EXERCISE INSTRUCTIONS
Return the lines that follow, exactly as they appear, from the first through the one containing "const unifiedHeaders = [105, 105, 73, 38];"; no pictures are to be included.

>> START RECORDS SHOWN

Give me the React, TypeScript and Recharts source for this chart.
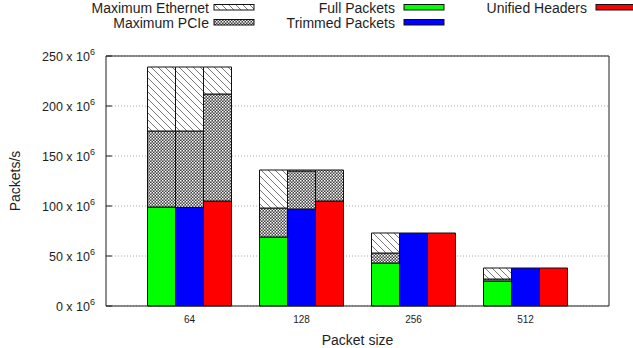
import React from 'react';
import {
  BarChart,
  Bar,
  XAxis,
  YAxis,
  CartesianGrid,
  ReferenceLine,
} from 'recharts';

// packet sizes on the x axis
const categories = ['64', '128', '256', '512'];

// measured throughput, in 10^6 packets/s
const fullPackets = [99, 69, 43, 25];
const trimmedPackets = [98.5, 97, 73, 38];
const unifiedHeaders = [105, 105, 73, 38];

// upper bounds, in 10^6 packets/s
const fullPcieMax = [175, 98, 53, 27];
const trimmedPcieMax = [175, 135, 73, 38];
const unifiedPcieMax = [212, 136, 73, 38];
const maxEthernet = [239, 136, 73, 38];

const yTicks = [0, 50, 100, 150, 200, 250];

const FONT = '"Liberation Sans", Arial, Helvetica, sans-serif';
const INK = '#1e1e1e';

// base + pcie headroom + ethernet headroom, stacked per series
function stack(base: number[], pcie: number[], i: number) {
  const b = base[i];
  const p = Math.max(0, pcie[i] - b);
  const e = Math.max(0, maxEthernet[i] - Math.max(b, pcie[i]));
  return [b, p, e];
}

const data = categories.map((size, i) => {
  const [full, fullPcie, fullEth] = stack(fullPackets, fullPcieMax, i);
  const [trim, trimPcie, trimEth] = stack(trimmedPackets, trimmedPcieMax, i);
  const [uni, uniPcie, uniEth] = stack(unifiedHeaders, unifiedPcieMax, i);
  return { size, full, fullPcie, fullEth, trim, trimPcie, trimEth, uni, uniPcie, uniEth };
});

function PatternDefs({ suffix }: { suffix: string }) {
  return (
    <defs>
      <pattern id={'hatch' + suffix} patternUnits='userSpaceOnUse' width={7} height={7}>
        <rect width={7} height={7} fill='#fff' />
        <path d='M0,0 L7,7 M-1,6 L1,8 M6,-1 L8,1' stroke='#777' strokeWidth={1} />
      </pattern>
      <pattern id={'cross' + suffix} patternUnits='userSpaceOnUse' width={3} height={3}>
        <rect width={3} height={3} fill='#444' />
        <rect x={0} y={0} width={1.5} height={1.5} fill='#fff' />
        <rect x={1.5} y={1.5} width={1.5} height={1.5} fill='#ddd' />
      </pattern>
    </defs>
  );
}

function YTick(props: any) {
  const { x, y, payload } = props;
  return (
    <text x={x} y={y} dy={4.5} textAnchor='end' fontSize={12.5} fill={INK} fontFamily={FONT}>
      {payload.value} x 10
      <tspan dy={-5.5} fontSize={9}>6</tspan>
    </text>
  );
}

function Legend() {
  const items = [
    { label: 'Maximum Ethernet', fill: 'url(#hatchL)', tx: 209, sx: 214, row: 0 },
    { label: 'Maximum PCIe', fill: 'url(#crossL)', tx: 209, sx: 214, row: 1 },
    { label: 'Full Packets', fill: '#00ff00', tx: 395, sx: 404, row: 0 },
    { label: 'Trimmed Packets', fill: '#0000ff', tx: 395, sx: 404, row: 1 },
    { label: 'Unified Headers', fill: '#ff0000', tx: 587, sx: 596, row: 0 },
  ];
  return (
    <svg width={633} height={36} style={{ position: 'absolute', left: 0, top: 0 }}>
      <PatternDefs suffix='L' />
      {items.map((it) => (
        <g key={it.label}>
          <text
            x={it.tx}
            y={13.3 + it.row * 15}
            textAnchor='end'
            fontSize={14}
            fill={INK}
            fontFamily={FONT}
          >
            {it.label}
          </text>
          <rect
            x={it.sx}
            y={4.5 + it.row * 15}
            width={40}
            height={5.5}
            fill={it.fill}
            stroke='#111'
            strokeWidth={1}
          />
        </g>
      ))}
    </svg>
  );
}

export default function App() {
  const seg = { stroke: '#111', strokeWidth: 1, isAnimationActive: false };
  return (
    <div style={{ position: 'absolute', left: 0, top: 0, width: 633, height: 348, background: '#fff' }}>
      <BarChart
        width={633}
        height={348}
        data={data}
        margin={{ top: 56, right: 0, bottom: 0, left: 0 }}
        barGap={0}
        barCategoryGap={14}
      >
        <PatternDefs suffix='C' />
        <CartesianGrid horizontal vertical={false} stroke='#aaa' strokeDasharray='1 2' />
        <XAxis
          dataKey='size'
          height={42}
          padding={{ left: 27.5, right: 27.5 }}
          tickLine={false}
          axisLine={{ stroke: INK }}
          tick={{ fontSize: 10, fill: INK, fontFamily: FONT }}
          tickSize={6}
          tickMargin={4}
          label={{
            content: (p: any) => (
              <text
                x={p.viewBox.x + p.viewBox.width / 2}
                y={345}
                textAnchor='middle'
                fontSize={14}
                fill={INK}
                fontFamily={FONT}
              >
                Packet size
              </text>
            ),
          }}
        />
        <YAxis
          width={106}
          domain={[0, 250]}
          ticks={yTicks}
          interval={0}
          tickSize={-6}
          tickMargin={17}
          tickLine={{ stroke: INK }}
          axisLine={{ stroke: INK }}
          tick={<YTick />}
          label={{
            content: (p: any) => (
              <text
                x={20}
                y={p.viewBox.y + p.viewBox.height / 2}
                transform={`rotate(-90 20 ${p.viewBox.y + p.viewBox.height / 2})`}
                textAnchor='middle'
                fontSize={14}
                fill={INK}
                fontFamily={FONT}
              >
                Packets/s
              </text>
            ),
          }}
        />
        <YAxis
          yAxisId='r'
          orientation='right'
          width={24}
          domain={[0, 250]}
          ticks={yTicks}
          interval={0}
          tickSize={-6}
          tick={false}
          tickLine={{ stroke: INK }}
          axisLine={{ stroke: INK }}
        />
        <ReferenceLine y={250} stroke={INK} />

        <Bar dataKey='full' stackId='full' fill='#00ff00' {...seg} />
        <Bar dataKey='fullPcie' stackId='full' fill='url(#crossC)' {...seg} />
        <Bar dataKey='fullEth' stackId='full' fill='url(#hatchC)' {...seg} />

        <Bar dataKey='trim' stackId='trim' fill='#0000ff' {...seg} />
        <Bar dataKey='trimPcie' stackId='trim' fill='url(#crossC)' {...seg} />
        <Bar dataKey='trimEth' stackId='trim' fill='url(#hatchC)' {...seg} />

        <Bar dataKey='uni' stackId='uni' fill='#ff0000' {...seg} />
        <Bar dataKey='uniPcie' stackId='uni' fill='url(#crossC)' {...seg} />
        <Bar dataKey='uniEth' stackId='uni' fill='url(#hatchC)' {...seg} />
      </BarChart>
      <Legend />
    </div>
  );
}
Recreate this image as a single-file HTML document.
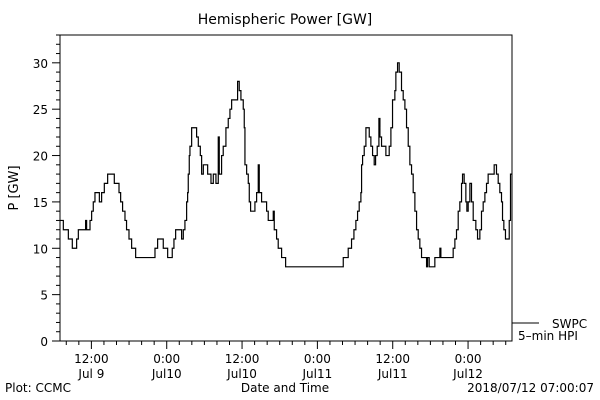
<!DOCTYPE html>
<html><head><meta charset="utf-8"><style>
body{margin:0;background:#fff}
svg{display:block;font-family:"DejaVu Sans","Liberation Sans",sans-serif}
text{fill:#000;font-size:12px}
</style></head><body>
<svg width="600" height="400" viewBox="0 0 600 400">
<text x="285" y="24" text-anchor="middle" style="font-size:14px">Hemispheric Power [GW]</text>
<text transform="translate(18,188) rotate(-90)" text-anchor="middle" style="font-size:13px">P [GW]</text>
<rect x="60" y="35" width="452" height="306" fill="none" stroke="#000" stroke-width="1"/>
<g id="yaxis"></g>
<g id="xaxis"></g>
<path id="series" fill="none" stroke="#000" stroke-width="1.2"/>
<line x1="512" y1="323" x2="539" y2="323" stroke="#000"/>
<text x="552" y="328">SWPC</text>
<text x="518" y="340">5–min HPI</text>
<text x="285" y="392" text-anchor="middle">Date and Time</text>
<text x="5" y="392">Plot: CCMC</text>
<text x="594" y="392" text-anchor="end">2018/07/12 07:00:07</text>
</svg>
<script>
const hours=[0,0.16,0.53,1.33,1.96,2.65,2.92,4.08,4.24,4.78,5.04,5.3,5.57,6.27,6.63,7.06,7.59,8.65,9.4,9.66,9.97,10.35,10.6,10.99,11.41,12.05,15.13,15.55,16.45,17.15,17.88,18.15,18.42,19.37,19.64,19.9,20.17,20.33,20.43,20.59,20.7,20.97,21.76,22.03,22.35,22.56,22.83,23.52,23.89,24.05,24.42,24.84,25.21,25.37,25.74,26,26.16,26.43,26.8,27.07,27.34,28.29,28.55,28.82,29.19,29.35,29.46,29.73,29.99,30.15,30.36,30.52,31.05,31.32,31.58,31.74,32.11,32.64,32.91,33.17,33.97,34.13,34.5,34.76,35.03,35.3,35.94,45.12,45.91,46.44,46.82,47.13,47.4,47.66,47.93,48.04,48.2,48.46,48.73,49.26,49.52,49.79,50.05,50.27,50.53,50.8,50.96,51.22,51.91,52.44,52.71,52.97,53.34,53.5,53.77,54.03,54.4,54.67,54.94,55.2,55.47,55.73,56,56.26,56.53,56.8,57.06,57.32,57.59,58.39,58.55,58.81,59.71,60.51,60.67,62.63,62.9,63.16,63.43,63.69,63.96,64.12,64.38,64.65,64.81,65.02,65.29,65.55,65.82,66.24,66.51,66.88,67.14,67.41,67.68,67.94,68.2,69.16,69.53,69.8,70.06,70.33,70.49,70.7,70.96,71.56,71.76,71.97];
const power=[13,13,12,11,10,11,12,13,12,13,14,15,16,15,16,17,18,17,16,15,14,13,12,11,10,9,10,11,10,9,10,11,12,11,12,13,15,16,18,20,21,23,22,21,20,18,19,18,18,17,18,17,22,18,20,21,21,23,24,25,26,28,27,26,25,23,19,18,17,15,14,14,15,16,19,16,15,15,14,13,14,12,11,10,10,9,8,9,10,11,12,13,14,15,16,19,20,21,23,22,21,20,19,20,21,24,22,21,20,21,23,26,27,29,30,29,27,26,25,23,21,19,18,16,14,12,11,10,9,8,9,8,9,10,9,10,11,12,14,15,17,18,17,15,14,15,17,15,13,12,11,12,14,15,16,17,18,19,18,17,16,15,13,12,11,13,18,18];
const yTickLabels=[0,5,10,15,20,25,30];
const xTickLabels=[["12:00","Jul 9"],["0:00","Jul10"],["12:00","Jul10"],["0:00","Jul11"],["12:00","Jul11"],["0:00","Jul12"]];
const xTickHours=[5,17,29,41,53,65];
const X0=60,X1=512,Y0=341,YT=35,HMAX=72,VMAX=33;
const sx=h=>X0+h*(X1-X0)/HMAX;
const sy=v=>Y0-v*(Y0-YT)/VMAX;
const NS="http://www.w3.org/2000/svg";
function mk(tag,attrs,parent){const e=document.createElementNS(NS,tag);for(const k in attrs)e.setAttribute(k,attrs[k]);parent.appendChild(e);return e;}
const ya=document.getElementById('yaxis'),xa=document.getElementById('xaxis');
for(let v=0;v<=VMAX;v++){const major=v%5===0;const l=mk('line',{x1:X0-(major?8:4),x2:X0,y1:sy(v),y2:sy(v),stroke:'#000'},ya);

}
yTickLabels.forEach(v=>{const t=mk('text',{x:X0-12,y:sy(v)+5,'text-anchor':'end'},ya);t.textContent=v;

});
for(let h=1;h<HMAX;h+=2){const major=xTickHours.includes(h);const l=mk('line',{x1:sx(h),x2:sx(h),y1:Y0,y2:Y0+(major?8:4),stroke:'#000'},xa);

}
xTickHours.forEach((h,i)=>{const t1=mk('text',{x:sx(h),y:363,'text-anchor':'middle'},xa);t1.textContent=xTickLabels[i][0];


const t2=mk('text',{x:sx(h),y:378,'text-anchor':'middle'},xa);t2.textContent=xTickLabels[i][1];

});
let d='M'+sx(hours[0])+','+sy(power[0]);
for(let i=1;i<hours.length;i++){d+='H'+sx(hours[i])+'V'+sy(power[i]);}
d+='H'+sx(HMAX);
document.getElementById('series').setAttribute('d',d);
</script>
</body></html>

>> END RECORDS SHOWN

COMPLETED EXERCISE
Give me the React, TypeScript and Recharts source for this chart.
import React from 'react';
import {
  BarChart,
  Bar,
  XAxis,
  YAxis,
  CartesianGrid,
  ReferenceLine,
} from 'recharts';

// packet sizes on the x axis
const categories = ['64', '128', '256', '512'];

// measured throughput, in 10^6 packets/s
const fullPackets = [99, 69, 43, 25];
const trimmedPackets = [98.5, 97, 73, 38];
const unifiedHeaders = [105, 105, 73, 38];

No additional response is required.